Type of nuclear power reactor

The Reduced-Moderation Water Reactor (RMWR), also referred to as the Resource-renewable BWR, is a proposed type of light water-moderated nuclear power reactor, featuring some characteristics of a fast neutron reactor, thereby combining the established and proven technology of light water reactors with the desired features of fast neutron reactors. The RMWR concept builds upon the Advanced Boiling Water Reactor and is under active development in theoretical studies, particularly in Japan. Hitachi and the Japan Atomic Energy Agency are both involved in research.

Even in Generation II PWRs, the neutron spectrum is not fully thermalised. The goal of the RMWR is to depart further from the thermal neutron spectrum in order to achieve a breeder ratio of slightly greater than one, so that after the initial fuel charge no enrichment of the uranium input to the fuel cycle is required. The RMWR concept is dependent on nuclear fuel reprocessing in order to achieve its objective of a resource renewable fuel cycle. Hitachi has proposed the FLUOREX process as reprocessing technology for this purpose, instead of the more conventional Purex technology.

In contrast to regular light water reactors and in order to achieve a harder neutron spectrum, which is optimal for breeding purposes, the RMWR uses hexagonal fuel assemblies and Y-shaped control rods.
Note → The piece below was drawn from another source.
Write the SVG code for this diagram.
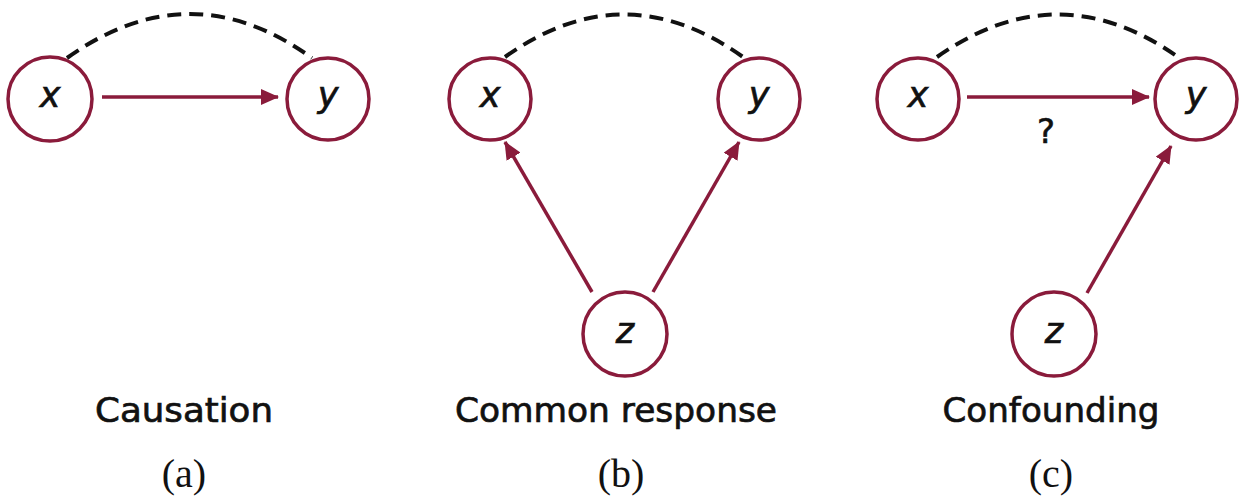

The fuel is MOX (Mixed Oxide), consisting of 18% plutonium, which is surrounded by depleted uranium in the blanket region.

Another RMWR breeder design intends on closing the nuclear fuel cycle by mixing thorium with reprocessed transuranics, which include plutonium, in a thorium-containing MOX fuel. The neutron speed would be in the spectrum that could purportedly transmutate the long-lived fission products like Tc-99 & I-127 and as the neutron spectrum is hard/fast enough, to also be capable of burning the usually troublesome minor actinides quite efficiently.

Hitachi announced a collaboration with three U.S. universities on the development of the RBWR/RMWR in 2014.

==See also==

- Supercritical water reactor, a similar and perhaps even overlapping concept.
- Clean And Environmentally Safe Advanced Reactor, preliminary work in the 1990s.